**MATERIAL**:
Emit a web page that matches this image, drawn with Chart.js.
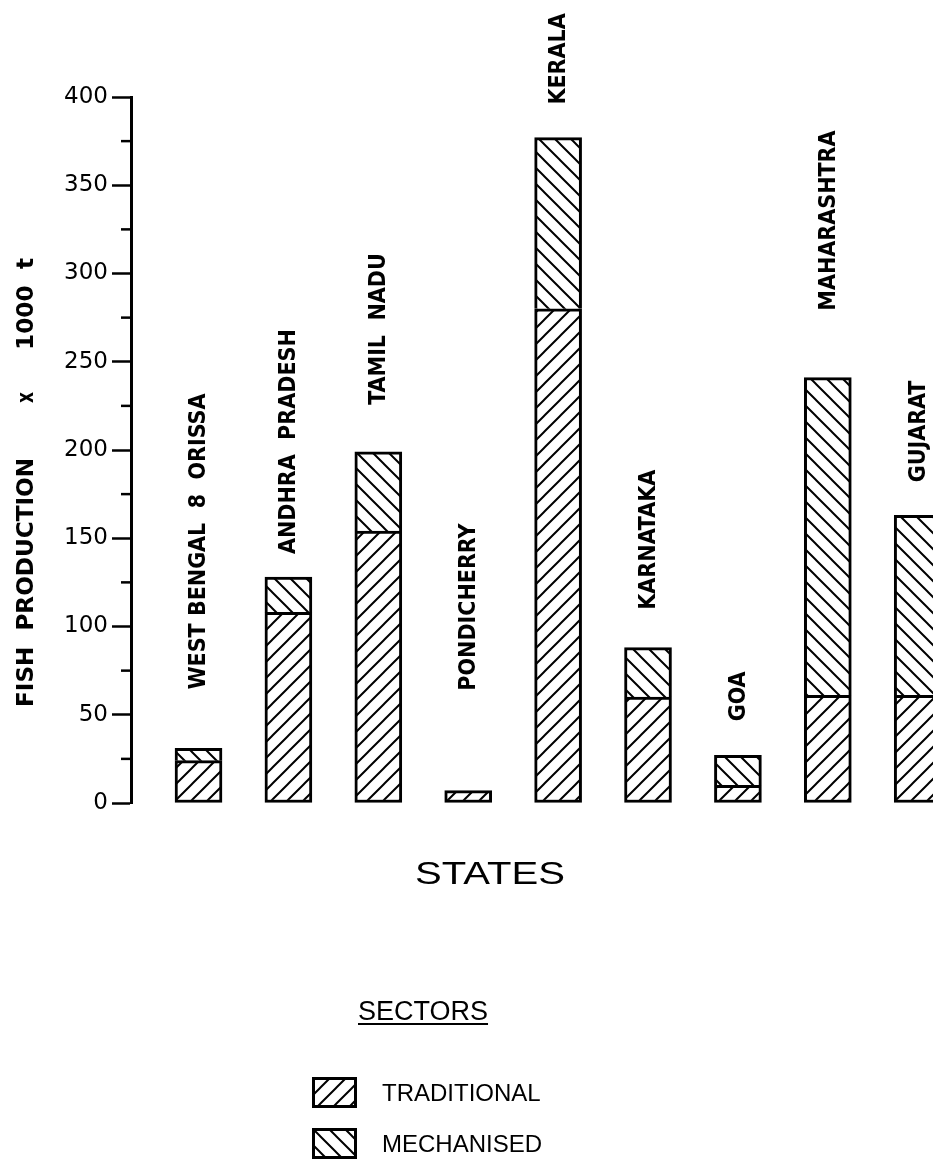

...

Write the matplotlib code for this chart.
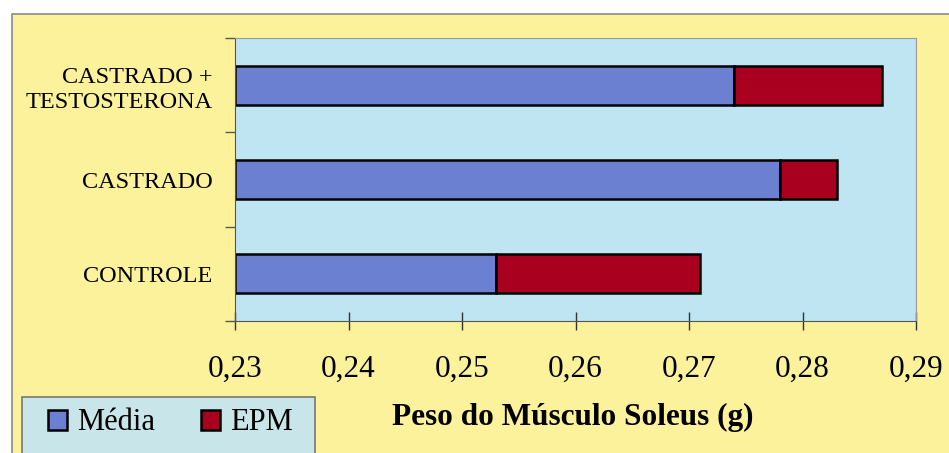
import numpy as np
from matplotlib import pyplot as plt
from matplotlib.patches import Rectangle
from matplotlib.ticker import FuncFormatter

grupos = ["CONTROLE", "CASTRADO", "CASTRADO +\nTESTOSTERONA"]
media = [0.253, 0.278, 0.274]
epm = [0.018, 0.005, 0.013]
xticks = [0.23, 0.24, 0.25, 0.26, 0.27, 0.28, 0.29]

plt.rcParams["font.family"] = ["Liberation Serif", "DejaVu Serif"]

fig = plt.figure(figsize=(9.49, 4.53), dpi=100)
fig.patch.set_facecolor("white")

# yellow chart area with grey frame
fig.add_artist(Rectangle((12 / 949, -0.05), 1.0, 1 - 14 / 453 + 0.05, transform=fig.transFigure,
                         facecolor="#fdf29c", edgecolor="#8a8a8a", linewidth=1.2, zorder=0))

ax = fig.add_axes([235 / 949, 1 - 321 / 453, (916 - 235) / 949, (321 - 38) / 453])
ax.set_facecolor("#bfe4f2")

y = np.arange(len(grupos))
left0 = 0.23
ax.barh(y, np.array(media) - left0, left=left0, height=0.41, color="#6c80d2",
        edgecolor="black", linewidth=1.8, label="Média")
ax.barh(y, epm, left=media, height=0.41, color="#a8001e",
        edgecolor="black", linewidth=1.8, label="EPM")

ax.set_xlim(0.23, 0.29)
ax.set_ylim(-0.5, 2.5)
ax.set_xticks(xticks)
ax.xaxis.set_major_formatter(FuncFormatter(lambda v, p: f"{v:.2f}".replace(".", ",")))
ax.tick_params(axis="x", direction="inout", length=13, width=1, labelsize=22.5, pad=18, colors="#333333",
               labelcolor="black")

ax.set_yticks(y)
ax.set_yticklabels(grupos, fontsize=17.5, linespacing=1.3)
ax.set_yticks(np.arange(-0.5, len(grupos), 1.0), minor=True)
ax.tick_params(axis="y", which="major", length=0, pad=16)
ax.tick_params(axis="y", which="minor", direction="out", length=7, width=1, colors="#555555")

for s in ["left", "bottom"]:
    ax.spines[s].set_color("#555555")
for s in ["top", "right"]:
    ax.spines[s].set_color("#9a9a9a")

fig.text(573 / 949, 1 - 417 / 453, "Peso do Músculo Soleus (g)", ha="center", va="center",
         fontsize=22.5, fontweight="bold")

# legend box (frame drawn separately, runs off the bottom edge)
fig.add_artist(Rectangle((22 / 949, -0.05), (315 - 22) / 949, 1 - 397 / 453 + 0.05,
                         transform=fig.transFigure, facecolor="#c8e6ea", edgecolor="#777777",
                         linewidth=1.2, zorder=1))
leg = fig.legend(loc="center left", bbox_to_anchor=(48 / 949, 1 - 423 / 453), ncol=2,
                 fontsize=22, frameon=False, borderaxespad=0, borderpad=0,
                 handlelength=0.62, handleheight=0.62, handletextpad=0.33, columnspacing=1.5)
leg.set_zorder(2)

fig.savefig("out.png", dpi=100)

**GIVEN EXERCISE**:
Copy, from the material, each line that holds the string "this".

**EXPECTED ANSWER**:
Emit a web page that matches this image, drawn with Chart.js.
Write the matplotlib code for this chart.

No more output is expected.